“Se vi sentite male, sperate che il dottore sia femmina”
così esordisce un articolo apparso recentemente su Repubblica.it
L’argomentazione è che ci sono prove che le donne medico pratichino la medicina in modo diverso dai colleghi maschi, ed in particolare affrontino diversamente il rapporto con il paziente.
E sembra non si tratti di semplici opinioni, anzi! Un gruppo di ricercatori dell’Harvard University ha condotto uno studio sull’argomento, dal quale è emerso che non basta applicare i protocolli e terapie, serve che i dottori mettano al centro il paziente, comprendano le sue difficoltà, anche quelle non strettamente mediche. Ed in questo le donne sembra proprio che siano più brave.

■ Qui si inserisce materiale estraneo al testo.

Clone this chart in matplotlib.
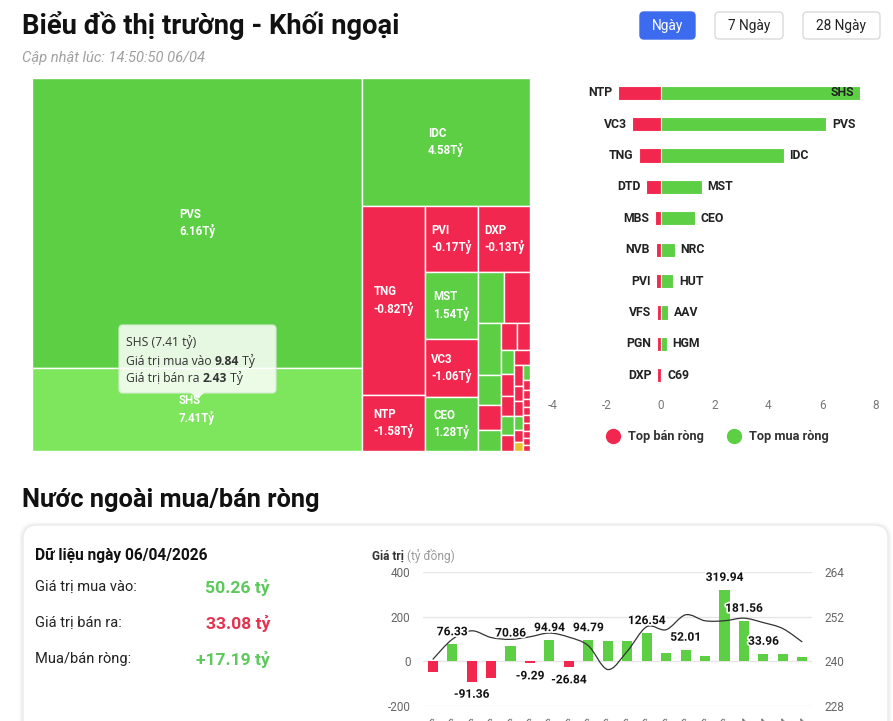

La ricerca di Harvard indica che al successo delle dottoresse contribuisce la capacità di coniugare la medicina con l’attenzione alle condizioni di vita dei loro assistiti al di là dell’ospedale. Le abitudini, l’ambiente ed il comportamento nella vita di tutti i giorni influenzeranno in modo anche decisivo la guarigione.

Eppure, ahimè sono proprio le donne a lasciare più spesso la professione medica. (Almeno negli USA, in Italia mancano i dati).
Secondo un articolo pubblicato su Medical Economics, le cause del burn out delle donne medico statunitensi sta sostanzialmente nel gap retributivo.

In Italia, invece, secondo Gabriella Tanturri, presidente dell’Associazione Italiana delle Donne Medico (Aidm) i dati non sono facilmente reperibili.

Certo è che se sul piano del rendimento scolastico le donne tendono in maggior numero a laurearsi in tempo e con votazioni mediamente più alte, nel mercato del lavoro la situazione si capovolge, con un netto vantaggio maschile.
Tra le principali difficoltà elencate dall’esperta, figurano «il carico aggiuntivo della gestione della vita familiare, presente anche nelle nuove generazioni al momento della nascita dei figli, ma anche discriminazione e molestie”.

Concordo pienamente con le conclusioni di Gabriella Tanturri sul fatto che è necessario un profondo cambiamento culturale.
E’ necessario valorizzare sì l’approccio femminile alla professione, ed è altrettanto indispensabile la riduzione del precariato ed, in primis, il sostegno alla maternità.